For Years, I Was Convinced That My Painful Periods Were Normal. They Weren't.

Girl in fetal position in bed, backlit scene.

For as long as I could remember, getting my periods meant dealing with a lot of pain and heavy bleeding. At first, the pain was manageable - I would gulp down painkillers and curl up somewhere, waiting for it to pass. But the older I got, the worse the pain became. It didn't matter if I stood up or laid down, applied heat or ice, took painkillers, drank tea, or tried to sleep it off - nothing worked. Being at work was a nightmare. Desperate for relief, I would often get up and circle around the office, hoping no one would think I was crazy.

I definitely felt crazy. I also felt weak and ridiculous. Nobody else seemed to curl into the fetal position every time they got their period. When I talked about the pain, I was met with suggestions for how to manage it, but never the implication that something must be wrong. Instead, I was made to feel like I was the problem. After all, women's bodies were built to withstand childbirth. The pain couldn't be the issue.

Eventually, after one especially agonizing period - during which I genuinely thought I was going to pass out - I decided something was wrong, and it didn't matter what others thought. I scheduled a doctor's appointment the very next day.

It took me years to finally listen to my body and put aside the social expectations that kept me trapped in this vicious cycle.

I was lucky my doctor believed me right away, pointing me in the direction of a clinic that specialized in treating endometriosis, a painful condition in which endometrial tissue grows outside the uterus. For many women, it can take years to get a proper diagnosis, because so much about this condition is still unknown and the same prejudices I held are common among doctors. In a way, I thought it fitting that my body was turning against itself, when I had done the same thing all those years.

I was even luckier to have adjusted well to my medication. The pain stopped after just a month of taking the pills. Not everyone is that fortunate, and I know I might face surgery eventually.

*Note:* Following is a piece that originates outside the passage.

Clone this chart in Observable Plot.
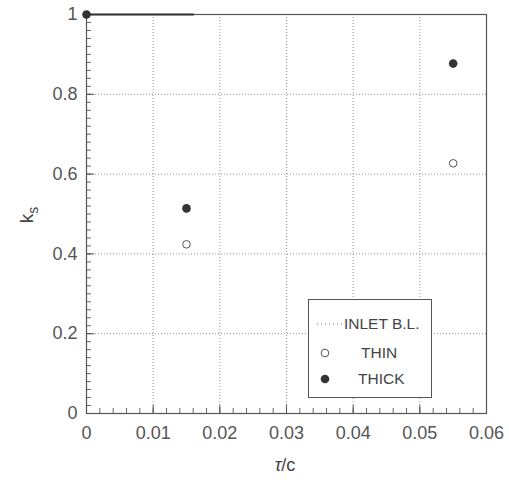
<!DOCTYPE html>
<html><head><meta charset="utf-8">
<script src="https://cdn.jsdelivr.net/npm/d3@7"></script>
<script src="https://cdn.jsdelivr.net/npm/@observablehq/plot@0.6"></script>
<style>
body{margin:0;background:#fff;font-family:"Liberation Sans",Arial,sans-serif;}
#wrap{position:relative;width:509px;height:480px;}
.lab{position:absolute;color:#444;font-family:"Liberation Sans",Arial,sans-serif;}
#legend{position:absolute;left:308px;top:299px;width:124px;height:99px;border:1px solid #555;background:#fff;box-sizing:border-box;}
.row{position:absolute;left:0;width:124px;height:20px;}
.row svg{position:absolute;left:4px;top:0;}
.row span{position:absolute;font-size:15.5px;color:#444;top:1px;}
</style></head>
<body><div id="wrap"></div>
<script>
const thinX = [0.015, 0.055];
const thinKs = [0.424, 0.627];
const thickX = [0, 0.015, 0.055];
const thickKs = [1.0, 0.514, 0.877];
const inletX = [0, 0.016];
const inletKs = [1.0, 1.0];
const xMajor = [0, 0.01, 0.02, 0.03, 0.04, 0.05, 0.06];
const xLabels = ["0", "0.01", "0.02", "0.03", "0.04", "0.05", "0.06"];
const yMajor = [0, 0.2, 0.4, 0.6, 0.8, 1];
const yLabels = ["0", "0.2", "0.4", "0.6", "0.8", "1"];
const xMinor = d3.range(0, 61, 2).map(v => v / 1000);
const yMinor = d3.range(0, 51).map(v => v / 50);

const thin = thinX.map((x, i) => ({x, y: thinKs[i]}));
const thick = thickX.map((x, i) => ({x, y: thickKs[i]}));
const inlet = inletX.map((x, i) => ({x, y: inletKs[i]}));

const chart = Plot.plot({
  width: 509, height: 480,
  marginLeft: 86, marginRight: 23, marginTop: 14, marginBottom: 67,
  style: {fontFamily: "Liberation Sans, Arial, sans-serif", background: "#fff"},
  x: {domain: [0, 0.06], label: null},
  y: {domain: [0, 1], label: null},
  marks: [
    Plot.gridX(xMajor, {stroke: "#777", strokeOpacity: 0.8, strokeDasharray: "1,2"}),
    Plot.gridY(yMajor, {stroke: "#777", strokeOpacity: 0.8, strokeDasharray: "1,2"}),
    Plot.axisX(xMinor, {tickSize: 5, dy: -5, text: null, stroke: "#666", label: null}),
    Plot.axisX(xMajor, {tickSize: 8, dy: -8, text: null, stroke: "#555", label: null}),
    Plot.axisX(xMajor, {tickSize: 0, tickPadding: 13, tickFormat: (d, i) => xLabels[i], fontSize: 18, fill: "#555", label: null}),
    Plot.axisY(yMinor, {tickSize: 5, dx: 5, text: null, stroke: "#666", label: null}),
    Plot.axisY(yMajor, {tickSize: 8, dx: 8, text: null, stroke: "#555", label: null}),
    Plot.axisY(yMajor, {tickSize: 0, tickPadding: 9, tickFormat: (d, i) => yLabels[i], fontSize: 18, fill: "#555", label: null}),
    Plot.frame({stroke: "#555", strokeWidth: 1.2}),
    Plot.line(inlet, {x: "x", y: "y", stroke: "#333", strokeWidth: 2.2}),
    Plot.dot(thin, {x: "x", y: "y", r: 3.8, stroke: "#555", fill: "#fff", strokeWidth: 1}),
    Plot.dot(thick, {x: "x", y: "y", r: 4.3, fill: "#333", stroke: "none"})
  ]
});
const wrap = document.getElementById("wrap");
wrap.appendChild(chart);

const yl = document.createElement("div");
yl.className = "lab";
yl.style.cssText = "left:2px;top:203px;width:50px;text-align:center;font-size:19px;transform:rotate(-90deg);transform-origin:25px 12px;line-height:24px;";
yl.innerHTML = 'k<sub style="font-size:14px;vertical-align:-5px">s</sub>';
wrap.appendChild(yl);

const xl = document.createElement("div");
xl.className = "lab";
xl.style.cssText = "left:255px;top:455px;width:60px;text-align:center;font-size:18px;";
xl.innerHTML = '<i>τ</i>/c';
wrap.appendChild(xl);

const lg = document.createElement("div");
lg.id = "legend";
lg.innerHTML = `
<div class="row" style="top:14px"><svg width="32" height="20"><line x1="4" y1="10" x2="30" y2="10" stroke="#777" stroke-dasharray="1,3"/></svg><span style="left:35px">INLET B.L.</span></div>
<div class="row" style="top:43px"><svg width="32" height="20"><circle cx="12" cy="10" r="3.8" fill="#fff" stroke="#555"/></svg><span style="left:52px">THIN</span></div>
<div class="row" style="top:69px"><svg width="32" height="20"><circle cx="12" cy="10" r="4.3" fill="#333"/></svg><span style="left:49px">THICK</span></div>`;
wrap.appendChild(lg);
</script></body></html>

My diagnosis brought me relief, but it's a shame it took me years to finally listen to my body and put aside the social expectations that kept me trapped in this vicious cycle. As I tried to forget the pain every month, my condition was spreading. If I had ignored it for longer, I probably would have needed surgery right away. I didn't, but the experience has taught me to trust my instincts above anything else.